Lent Day 28: Handicapped Woman
- The Bookery
- Apr 2, 2022
- 2 min read
Pause
Think back over the past few weeks or months. How has God shown compassion to you? Thank Him how He loves you so well.

Read & Journal
Read Luke 13:10-17. Meditate on what you’ve read by mulling over these questions:
What do you learn about Jesus’ character from His interactions with the woman? To the leader of the synagogue?
What does this passage reveal about Jesus’ mission or purpose?
How do you see Jesus entering into human brokenness in today’s verses?

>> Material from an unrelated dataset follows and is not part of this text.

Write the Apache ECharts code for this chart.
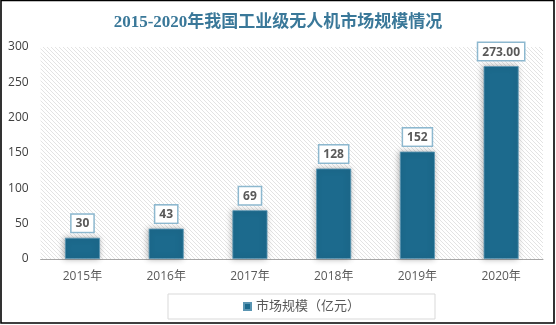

When have you seen someone respond to human need, even when it went against societal norms or traditions? What, if anything, did that experience teach you about God?
Ponder
Once again, Jesus stands among the religious leaders of the day, sees a woman in need, and responds with compassion. And once again, the religious leaders rail against Him for breaking with tradition and healing on the Sabbath. What could and couldn’t be done on the Sabbath was a point of much contention for the Jewish leaders of the day. In most cases, giving medical help on the Sabbath was only acceptable if it was an emergency.1 Clearly, if the woman had managed for 18 years, one more day wouldn’t make much of a difference, at least in the eyes of the religious leaders.
But Jesus looked at the situation differently. Here was a Jewish woman bound by her malady. The religious leaders would untie their animals on the Sabbath and lead them to water, but they were unwilling to do anything that might release the woman from Satan’s bondage. They saw the obvious need of their animals, but they ignored the woman’s obvious need. Was the tradition more important than human need? Jesus seemed to ask. Jesus had come to do the will of God—and doing God’s will cannot be contained to specific days. As Robert Stein writes: “If it is right to perform God’s will on the first six days of the week, how much more should God’s will, mercy, and love be performed on the Sabbath.”2
Much of Jesus’ earthly ministry seemed to be focused on revealing the deeper truths of what it means to live in the kingdom of God. In God’s kingdom, human need is more important than traditions. Truly seeing people and taking the time to meet them where they are, to minister, to bear their burdens or “untie” them from those burdens is of ultimate importance. Doing God’s will and loving others is always appropriate, no matter the day or time.
1.NLT Study Bible Notes .
2.Robert Stein. New American Commentary: Luke. Broadman and Holman: Nashville, Tennessee, 1992.